— BEGIN Raw data —

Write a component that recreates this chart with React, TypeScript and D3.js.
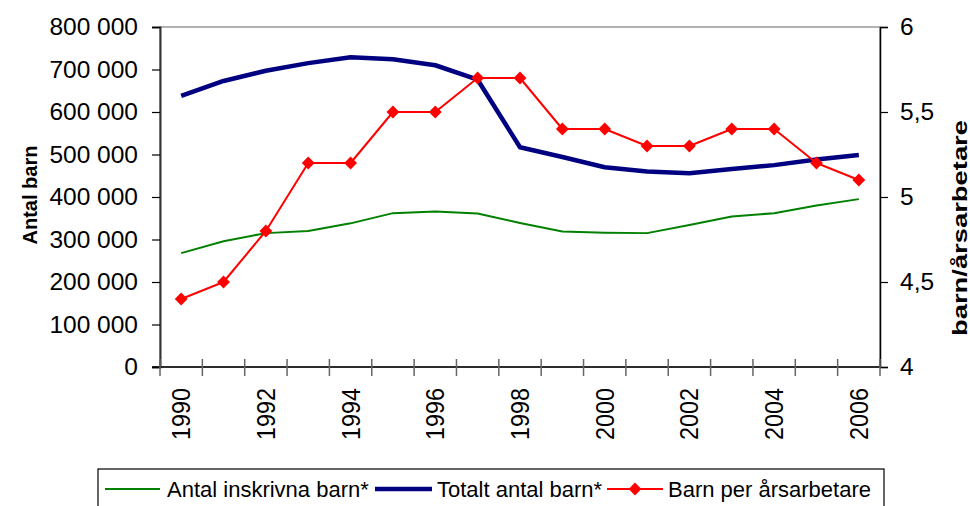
import * as d3 from 'd3';
import { useEffect, useRef } from 'react';

const years = [1990, 1991, 1992, 1993, 1994, 1995, 1996, 1997, 1998, 1999, 2000, 2001, 2002, 2003, 2004, 2005, 2006];
const inskrivna = [268000, 296000, 315000, 320000, 338000, 362000, 366000, 361000, 339000, 319000, 316000, 315000, 334000, 354000, 362000, 380000, 395000];
const totalt = [638000, 673000, 697000, 715000, 729000, 724000, 710000, 676000, 517000, 494000, 470000, 460000, 456000, 466000, 475000, 488000, 499000];
const perArsarbetare = [4.4, 4.5, 4.8, 5.2, 5.2, 5.5, 5.5, 5.7, 5.7, 5.4, 5.4, 5.3, 5.3, 5.4, 5.4, 5.2, 5.1];
const leftTicks = [0, 100000, 200000, 300000, 400000, 500000, 600000, 700000, 800000];
const rightTicks = [4, 4.5, 5, 5.5, 6];
const legendLabels = ['Antal inskrivna barn*', 'Totalt antal barn*', 'Barn per årsarbetare'];

const W = 970;
const H = 506;
const font = 'Liberation Sans, Arial, sans-serif';

const App = () => {
  const ref = useRef(null);

  useEffect(() => {
    const plot = { left: 160, right: 880, top: 27, bottom: 367 };
    const svg = d3.select(ref.current);
    svg.selectAll('*').remove();

    const x = d3.scaleBand().domain(years.map(String)).range([plot.left, plot.right]).padding(0);
    const cx = (i) => x(String(years[i])) + x.bandwidth() / 2;
    const yL = d3.scaleLinear().domain([0, 800000]).range([plot.bottom, plot.top]);
    const yR = d3.scaleLinear().domain([4, 6]).range([plot.bottom, plot.top]);

    // plot frame (top border shows grey)
    svg
      .append('rect')
      .attr('x', plot.left)
      .attr('y', plot.top)
      .attr('width', plot.right - plot.left)
      .attr('height', plot.bottom - plot.top)
      .attr('fill', 'white')
      .attr('stroke', '#999')
      .attr('stroke-width', 1.5);

    // left axis
    const left = svg.append('g').attr('transform', `translate(${plot.left},0)`);
    left
      .call(d3.axisLeft(yL).tickValues(leftTicks).tickSize(8).tickPadding(14).tickFormat((d) => d3.format(',')(d).replace(/,/g, ' ')))
      .call((g) => g.select('.domain').attr('stroke', '#333').attr('stroke-width', 2))
      .call((g) => g.selectAll('.tick line').attr('stroke', '#000').attr('stroke-width', 1.2))
      .call((g) => g.selectAll('.tick text').attr('font-size', 24.5).attr('font-family', font).attr('fill', '#000'));

    // right axis
    const right = svg.append('g').attr('transform', `translate(${plot.right},0)`);
    right
      .call(d3.axisRight(yR).tickValues(rightTicks).tickSize(8).tickPadding(12).tickFormat((d) => String(d).replace('.', ',')))
      .call((g) => g.select('.domain').attr('stroke', '#000').attr('stroke-width', 1.5))
      .call((g) => g.selectAll('.tick line').attr('stroke', '#000').attr('stroke-width', 1.2))
      .call((g) => g.selectAll('.tick text').attr('font-size', 24.5).attr('font-family', font).attr('fill', '#000'));

    // bottom axis
    svg
      .append('line')
      .attr('x1', plot.left - 8)
      .attr('x2', plot.right)
      .attr('y1', plot.bottom)
      .attr('y2', plot.bottom)
      .attr('stroke', '#000')
      .attr('stroke-width', 1.5);
    const bounds = years.map((d) => x(String(d))).concat([plot.right]);
    svg
      .append('g')
      .selectAll('line')
      .data(bounds)
      .join('line')
      .attr('x1', (d) => d)
      .attr('x2', (d) => d)
      .attr('y1', plot.bottom - 8)
      .attr('y2', plot.bottom + 9)
      .attr('stroke', '#666')
      .attr('stroke-width', 1.5);
    svg
      .append('g')
      .selectAll('text')
      .data(years.filter((d) => d % 2 === 0))
      .join('text')
      .attr('transform', (d) => `translate(${x(String(d)) + x.bandwidth() / 2 + 9},${plot.bottom + 21}) rotate(-90)`)
      .attr('text-anchor', 'end')
      .attr('font-size', 25)
      .attr('font-family', font)
      .attr('textLength', 52)
      .attr('lengthAdjust', 'spacingAndGlyphs')
      .text((d) => d);

    // axis titles
    svg
      .append('text')
      .attr('transform', `translate(37,195) rotate(-90)`)
      .attr('text-anchor', 'middle')
      .attr('font-size', 20)
      .attr('font-weight', 'bold')
      .attr('font-family', font)
      .text('Antal barn');
    svg
      .append('text')
      .attr('transform', `translate(967,228) rotate(-90)`)
      .attr('text-anchor', 'middle')
      .attr('font-size', 20)
      .attr('font-weight', 'bold')
      .attr('font-family', font)
      .attr('textLength', 216)
      .attr('lengthAdjust', 'spacingAndGlyphs')
      .text('barn/årsarbetare');

    // series
    const lineL = d3
      .line()
      .x((d, i) => cx(i))
      .y((d) => yL(d));
    const lineR = d3
      .line()
      .x((d, i) => cx(i))
      .y((d) => yR(d));

    svg.append('path').datum(inskrivna).attr('fill', 'none').attr('stroke', '#008000').attr('stroke-width', 2).attr('stroke-linejoin', 'round').attr('d', lineL);
    svg.append('path').datum(totalt).attr('fill', 'none').attr('stroke', '#000080').attr('stroke-width', 4.5).attr('stroke-linejoin', 'round').attr('d', lineL);
    svg.append('path').datum(perArsarbetare).attr('fill', 'none').attr('stroke', '#ff0000').attr('stroke-width', 2).attr('stroke-linejoin', 'round').attr('d', lineR);

    const diamond = d3.symbol().type(d3.symbolDiamond2).size(105);
    svg
      .append('g')
      .selectAll('path')
      .data(perArsarbetare)
      .join('path')
      .attr('transform', (d, i) => `translate(${cx(i)},${yR(d)})`)
      .attr('d', diamond)
      .attr('fill', '#ff0000');

    // legend
    const lg = svg.append('g');
    lg.append('rect').attr('x', 98).attr('y', 469).attr('width', 786).attr('height', 45).attr('fill', 'white').attr('stroke', '#000').attr('stroke-width', 1.2);
    const items = [
      { x1: 105, x2: 160, tx: 167, color: '#008000', w: 2, marker: false },
      { x1: 375, x2: 432, tx: 437, color: '#000080', w: 4.5, marker: false },
      { x1: 607, x2: 663, tx: 668, color: '#ff0000', w: 2, marker: true },
    ];
    items.forEach((it, i) => {
      lg.append('line').attr('x1', it.x1).attr('x2', it.x2).attr('y1', 489).attr('y2', 489).attr('stroke', it.color).attr('stroke-width', it.w);
      if (it.marker) {
        lg.append('path').attr('transform', `translate(${(it.x1 + it.x2) / 2},489)`).attr('d', diamond).attr('fill', it.color);
      }
      lg.append('text').attr('x', it.tx).attr('y', 497).attr('font-size', 22).attr('font-family', font).text(legendLabels[i]);
    });
  }, []);

  return <svg ref={ref} width={W} height={H} style={{ position: 'absolute', left: 0, top: 0, background: 'white' }} />;
};

export default App;
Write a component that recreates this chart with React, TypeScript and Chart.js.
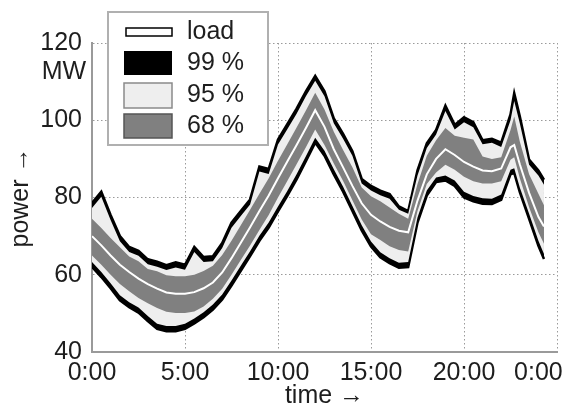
import React, { useEffect, useRef } from 'react';
import { Chart, registerables } from 'chart.js';

Chart.register(...registerables);

// time of day in hours
const times = [0, 0.5, 1, 1.5, 2, 2.5, 3, 3.5, 4, 4.5, 5, 5.5, 6, 6.5, 7, 7.5, 8, 8.5, 9, 9.5, 10, 10.5, 11, 11.5, 12, 12.5, 13, 13.5, 14, 14.5, 15, 15.5, 16, 16.5, 17, 17.5, 18, 18.5, 19, 19.5, 20, 20.5, 21, 21.5, 22, 22.5, 22.7, 23, 23.5, 24, 24.3];

// 99 % band bounds (MW)
const upper99 = [78.6, 81.5, 75.5, 70.0, 67.2, 66.2, 64.0, 63.4, 62.5, 63.2, 62.6, 67.2, 64.6, 64.8, 68.2, 73.5, 76.5, 79.5, 88.0, 87.4, 95.0, 99.0, 103.0, 107.5, 111.5, 107.5, 100.5, 96.5, 92.0, 84.8, 83.0, 81.8, 80.9, 77.7, 76.5, 87.0, 94.0, 97.5, 103.8, 98.8, 100.8, 99.5, 94.8, 95.2, 94.2, 101.5, 107.0, 101.0, 89.8, 87.0, 84.6];
const lower99 = [62.0, 59.4, 56.5, 53.4, 51.6, 50.2, 48.0, 46.0, 45.4, 45.4, 46.0, 47.4, 49.0, 51.0, 53.6, 57.2, 61.0, 64.8, 68.8, 72.2, 76.4, 80.4, 84.7, 89.4, 94.2, 90.8, 86.0, 81.5, 76.5, 71.5, 67.3, 64.5, 63.0, 61.8, 62.0, 73.5, 80.5, 84.0, 84.4, 83.0, 80.0, 79.0, 78.4, 78.3, 79.4, 86.0, 86.4, 81.4, 74.5, 67.5, 64.1];

// 95 % band bounds (MW)
const upper95 = [77.3, 80.2, 74.2, 68.7, 65.9, 64.9, 62.7, 62.1, 61.2, 61.9, 61.3, 65.9, 63.3, 63.5, 66.9, 72.2, 75.2, 78.2, 86.7, 86.1, 93.7, 97.7, 101.7, 106.2, 110.2, 106.2, 99.2, 95.2, 90.8, 83.6, 81.8, 80.6, 79.7, 76.8, 75.8, 85.7, 92.8, 96.3, 102.4, 97.6, 99.5, 98.2, 93.8, 94.2, 93.1, 100.0, 105.0, 99.2, 88.5, 85.7, 83.3];
const lower95 = [63.3, 60.7, 57.8, 54.7, 52.9, 51.5, 49.3, 47.3, 46.7, 46.7, 47.3, 48.7, 50.3, 52.3, 54.9, 58.5, 62.3, 66.1, 70.1, 73.5, 77.7, 81.7, 86.0, 90.7, 95.5, 92.1, 87.3, 82.8, 77.8, 72.8, 68.6, 65.8, 64.3, 63.1, 63.3, 74.8, 81.8, 85.2, 85.7, 84.4, 81.5, 80.4, 79.8, 79.7, 80.8, 87.2, 87.6, 82.6, 75.8, 68.8, 65.4];

// 68 % band bounds (MW)
const upper68 = [74.5, 72.1, 69.5, 67.1, 64.7, 63.5, 61.5, 60.9, 59.9, 59.6, 59.6, 60.0, 61.0, 62.3, 65.1, 68.8, 72.8, 76.8, 81.0, 85.0, 89.5, 93.8, 98.1, 102.5, 107.1, 102.8, 97.0, 92.3, 87.8, 82.6, 80.3, 79.0, 77.4, 75.8, 74.5, 83.5, 90.8, 94.8, 98.0, 96.0, 95.5, 95.0, 90.6, 90.0, 90.4, 97.5, 101.0, 94.5, 86.0, 81.0, 78.0];
const lower68 = [65.0, 62.6, 60.0, 57.6, 55.7, 54.0, 52.6, 51.4, 50.4, 50.1, 50.1, 50.5, 51.8, 53.8, 56.4, 60.0, 63.8, 67.6, 71.6, 75.5, 80.0, 84.3, 88.6, 93.0, 97.6, 93.6, 88.8, 84.3, 79.3, 74.3, 70.5, 69.0, 67.4, 66.4, 66.0, 76.5, 83.5, 86.5, 88.5, 87.2, 85.4, 84.2, 83.6, 83.6, 84.2, 89.8, 90.4, 85.0, 77.5, 71.0, 68.0];

// load (MW)
const load = [70.0, 67.6, 65.0, 62.6, 60.7, 59.0, 57.6, 56.4, 55.4, 55.1, 55.1, 55.5, 56.5, 58.0, 60.6, 64.3, 68.3, 72.3, 76.5, 80.5, 85.0, 89.3, 93.6, 98.0, 102.6, 98.3, 92.5, 87.8, 83.0, 78.5, 75.5, 73.8, 72.4, 71.4, 71.0, 79.2, 86.0, 90.0, 92.5, 91.0, 89.2, 88.0, 87.0, 86.8, 87.5, 93.0, 93.6, 88.6, 81.2, 75.0, 72.5];

const xTickValues = [0, 5, 10, 15, 20, 24, 25];
const xTickLabels = ['0:00', '5:00', '10:00', '15:00', '20:00', '0:00', ''];
const yTickValues = [40, 60, 80, 100, 120];
const legendLabels = ['load', '99 %', '95 %', '68 %'];
const unitLabel = 'MW';
const xTitle = 'time \u2192';
const yTitle = 'power \u2192';

const FONT = "'Liberation Sans', Arial, Helvetica, sans-serif";
const TEXT = '#1e1e1e';
const C99 = '#000000';
const C95 = '#eeeeee';
const C68 = '#808080';

export default function App() {
  const ref = useRef<HTMLCanvasElement>(null);

  useEffect(() => {
    const canvas = ref.current;
    if (!canvas) return;
    const pts = (arr: number[]) => times.map((t, i) => ({ x: t, y: arr[i] }));

    const overlay = {
      id: 'overlayLegend',
      afterDraw(chart: any) {
        const ctx = chart.ctx as CanvasRenderingContext2D;
        ctx.save();
        // unit label under top tick
        ctx.font = `25px ${FONT}`;
        ctx.fillStyle = TEXT;
        ctx.textAlign = 'center';
        ctx.textBaseline = 'middle';
        ctx.fillText(unitLabel, 64, 72);
        // legend box
        ctx.fillStyle = '#ffffff';
        ctx.fillRect(108, 12, 160, 133);
        ctx.strokeStyle = '#b0b0b0';
        ctx.lineWidth = 2;
        ctx.strokeRect(108, 12, 160, 133);
        // swatches
        ctx.lineWidth = 1.5;
        ctx.fillStyle = '#ffffff';
        ctx.strokeStyle = '#000000';
        ctx.fillRect(126, 28, 46, 8);
        ctx.strokeRect(126, 28, 46, 8);
        ctx.fillStyle = C99;
        ctx.fillRect(124, 51, 48, 24);
        ctx.fillStyle = C95;
        ctx.strokeStyle = '#8a8a8a';
        ctx.fillRect(124, 83, 48, 25);
        ctx.strokeRect(124, 83, 48, 25);
        ctx.fillStyle = C68;
        ctx.strokeStyle = '#555555';
        ctx.fillRect(124, 114, 48, 24);
        ctx.strokeRect(124, 114, 48, 24);
        // labels
        ctx.fillStyle = TEXT;
        ctx.textAlign = 'left';
        ctx.textBaseline = 'middle';
        const ys = [32, 63, 95, 126];
        legendLabels.forEach((l, i) => ctx.fillText(l, 187, ys[i]));
        ctx.restore();
      },
    };

    const chart = new Chart(canvas, {
      type: 'line',
      data: {
        datasets: [
          { label: 'load', data: pts(load), borderColor: '#ffffff', borderWidth: 2, fill: false, order: 0 },
          { label: '68 % upper', data: pts(upper68), borderColor: 'rgba(0,0,0,0)', borderWidth: 1, backgroundColor: C68, fill: '+1', order: 1 },
          { label: '68 % lower', data: pts(lower68), borderColor: 'rgba(0,0,0,0)', borderWidth: 1, fill: false, order: 1 },
          { label: '95 % upper', data: pts(upper95), borderColor: 'rgba(0,0,0,0)', borderWidth: 1, backgroundColor: C95, fill: '+1', order: 2 },
          { label: '95 % lower', data: pts(lower95), borderColor: 'rgba(0,0,0,0)', borderWidth: 1, fill: false, order: 2 },
          { label: '99 % upper', data: pts(upper99), borderColor: '#000000', borderWidth: 2.5, backgroundColor: C99, fill: '+1', order: 3 },
          { label: '99 % lower', data: pts(lower99), borderColor: '#000000', borderWidth: 2.5, fill: false, order: 3 },
        ] as any,
      },
      options: {
        animation: false,
        responsive: false,
        devicePixelRatio: 1,
        layout: { padding: { top: 43, right: 7, left: 0, bottom: 0 } },
        elements: { point: { radius: 0 }, line: { tension: 0 } },
        plugins: {
          legend: { display: false },
          tooltip: { enabled: false },
          filler: { propagate: false },
        },
        scales: {
          x: {
            type: 'linear',
            min: 0,
            max: 25,
            afterBuildTicks: (s: any) => {
              s.ticks = xTickValues.map((v) => ({ value: v }));
            },
            afterFit: (s: any) => {
              s.height = 57;
              s.paddingLeft = 0;
              s.paddingRight = 0;
            },
            ticks: {
              autoSkip: false,
              maxRotation: 0,
              minRotation: 0,
              padding: 6,
              color: TEXT,
              font: { size: 25, family: FONT },
              callback: (v: any) => {
                const i = xTickValues.indexOf(Number(v));
                return i >= 0 ? xTickLabels[i] : '';
              },
            },
            grid: {
              color: (c: any) => (c.tick && c.tick.value === 24 ? 'rgba(0,0,0,0)' : '#9a9a9a'),
              lineWidth: 1,
              drawTicks: false,
            },
            border: { display: true, color: '#9a9a9a', width: 2, dash: [1.5, 2.5] },
            title: {
              display: true,
              text: xTitle,
              color: TEXT,
              font: { size: 25, family: FONT, lineHeight: 1 },
              padding: { top: 0, bottom: 0 },
            },
          },
          y: {
            type: 'linear',
            min: 40,
            max: 120,
            afterBuildTicks: (s: any) => {
              s.ticks = yTickValues.map((v) => ({ value: v }));
            },
            afterFit: (s: any) => {
              s.width = 92;
            },
            ticks: {
              padding: 10,
              color: TEXT,
              font: { size: 25, family: FONT },
            },
            grid: { color: '#9a9a9a', lineWidth: 1, drawTicks: false },
            border: { display: true, color: '#9a9a9a', width: 2, dash: [1.5, 2.5] },
            title: {
              display: true,
              text: yTitle,
              color: TEXT,
              font: { size: 25, family: FONT, lineHeight: 1 },
              padding: { top: 9, bottom: 0 },
            },
          },
        },
      } as any,
      plugins: [overlay],
    });

    return () => chart.destroy();
  }, []);

  return (
    <div style={{ position: 'absolute', left: 0, top: 0, width: 564, height: 409, background: '#fff' }}>
      <canvas ref={ref} width={564} height={409} style={{ display: 'block' }} />
    </div>
  );
}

— END Raw data —

### Task objective
Repeat exactly, and only, the lines from the one containing "TypeScript and Chart.js." through the one containing "23.5, 24, 24.3];", both included, without the pictures.

### Correct answer
Write a component that recreates this chart with React, TypeScript and Chart.js.
import React, { useEffect, useRef } from 'react';
import { Chart, registerables } from 'chart.js';

Chart.register(...registerables);

// time of day in hours
const times = [0, 0.5, 1, 1.5, 2, 2.5, 3, 3.5, 4, 4.5, 5, 5.5, 6, 6.5, 7, 7.5, 8, 8.5, 9, 9.5, 10, 10.5, 11, 11.5, 12, 12.5, 13, 13.5, 14, 14.5, 15, 15.5, 16, 16.5, 17, 17.5, 18, 18.5, 19, 19.5, 20, 20.5, 21, 21.5, 22, 22.5, 22.7, 23, 23.5, 24, 24.3];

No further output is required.